Patient Record

Sharing Your Medical Record

Increasingly, patient medical data is shared e.g. between GP surgeries and District Nursing, in order to give clinicians access to the most up to date information when attending patients.

The systems we operate require that any sharing of medical information is consented to by patients beforehand. Patients must consent to the sharing of data held by a health provider to other health providers and must also consent to which of the other providers can access their data.

e.g. it may be necessary to share data held in GP practices with district nurses but the local podiatry department would not need to see it to undertake their work. In this case, patients would allow the surgery to share their data, they would allow the district nurses to access it but they would not allow access by the podiatry department. In this way access to patient data is under patients' control and can be shared on a 'need to know' basis.

Update your personal details

It is important that we have up to date contact details in case we need to contact you.

Please let us know as soon as possible if you change your address, telephone number or name. You will need to come into the surgery to complete a Change of Details form.

Please note: If your name has changed due to Marriage or by Deed Poll, you will need to provide us with a copy of the appropriate document (requirement of Department of Health).

If you have moved, please check to make sure your new address falls within our practice boundary. If not you will need to register with a new surgery.

Summary Care Record

The Central NHS Computer System, called the Summary Care Record (SCR), is intended to help emergency doctors and nurses help you when you contact them when the surgery is closed. Initially, it will contain just your medications and allergies.

Later on, as the SCR develops, other staff who work in the NHS will be able to access it, along with information from hospitals, out of hours services, and specialists letters that may be added as well.

Your information will be extracted from practices such as ours and held on central NHS databases.   

As with all new systems there are pros and cons to think about. When you speak to an emergency doctor, you might overlook something that is important and if they have access to your medical record it might avoid mistakes or problems. Even then, you should be asked to give your consent each time a member of NHS Staff wishes to access your record, unless you are medically unable to do so.

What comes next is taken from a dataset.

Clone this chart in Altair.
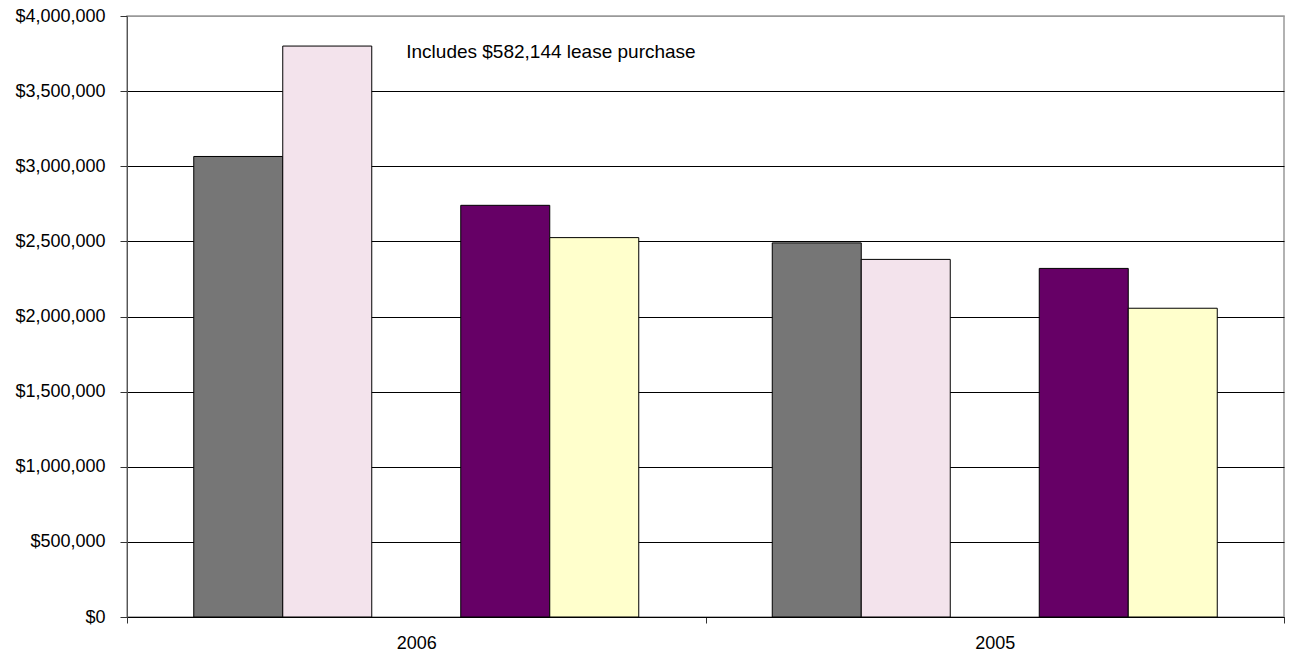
import altair as alt
import pandas as pd

years = ["2006", "2005"]
series = ["S1", "S2", "S3", "S4", "S5"]
s1 = [3065000, 2490000]
s2 = [3800000, 2380000]
s3 = [None, None]
s4 = [2740000, 2320000]
s5 = [2525000, 2055000]
colors = ["#767676", "#f3e3ec", "#ffffff", "#660066", "#ffffcc"]
note = "Includes $582,144 lease purchase"
y_ticks = [0, 500000, 1000000, 1500000, 2000000, 2500000, 3000000, 3500000, 4000000]

rows = []
for i, y in enumerate(years):
    for s, vals in zip(series, [s1, s2, s3, s4, s5]):
        rows.append({"year": y, "series": s, "value": vals[i]})
df = pd.DataFrame(rows)

FONT = "Liberation Sans"

x_enc = alt.X("year:N", sort=years,
              scale=alt.Scale(paddingInner=0, paddingOuter=0),
              axis=alt.Axis(title=None, labelAngle=0, tickBand="extent",
                            domainColor="black", tickColor="#333", tickSize=6,
                            labelFontSize=18, labelFont=FONT, labelColor="black",
                            labelPadding=11, grid=False))
xo_enc = alt.XOffset("series:N", sort=series,
                     scale=alt.Scale(domain=series, paddingInner=0, paddingOuter=0.75))

bars = alt.Chart(df).mark_bar(stroke="black", strokeWidth=1).encode(
    x=x_enc,
    xOffset=xo_enc,
    y=alt.Y("value:Q",
            scale=alt.Scale(domain=[0, 4000000], nice=False),
            axis=alt.Axis(title=None, values=y_ticks, format="$,.0f",
                          labelFontSize=18, labelFont=FONT, labelColor="black",
                          tickSize=7, tickColor="#333", domainColor="#555",
                          labelPadding=15,
                          grid=True,
                          gridColor={"condition": {"test": "datum.value === 4000000", "value": "#999999"},
                                     "value": "black"})),
    color=alt.Color("series:N", sort=series,
                    scale=alt.Scale(domain=series, range=colors), legend=None),
)

note_df = pd.DataFrame({"year": [years[0]], "series": [series[1]], "value": [s2[0]], "text": [note]})
text = alt.Chart(note_df).mark_text(align="left", baseline="middle", dx=79, dy=6,
                                    fontSize=19, font=FONT, color="black").encode(
    x=alt.X("year:N", sort=years),
    xOffset=alt.XOffset("series:N", sort=series),
    y=alt.Y("value:Q"),
    text="text:N",
)

chart = alt.layer(bars, text).properties(
    width=1157, height=601,
    autosize=alt.AutoSizeParams(type="none"),
    padding={"left": 127, "top": 16, "right": 10, "bottom": 39},
).configure_view(stroke="#999999", strokeWidth=1.5)

chart.save("out.html", embed_options={"renderer": "svg", "actions": False})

On the other hand, you may have strong views about sharing your personal information and wish to keep your information at the level of this practice. Connecting for Health (CfH), the government agency responsible for the Summary Care Record have agreed with doctors’ leaders that new patients registering with this practice should be able to decide whether or not their information is uploaded to the Central NHS Computer System.

For existing patients it is different in that it is assumed that you want your record uploaded to the Central NHS Computer System unless you actively opt out.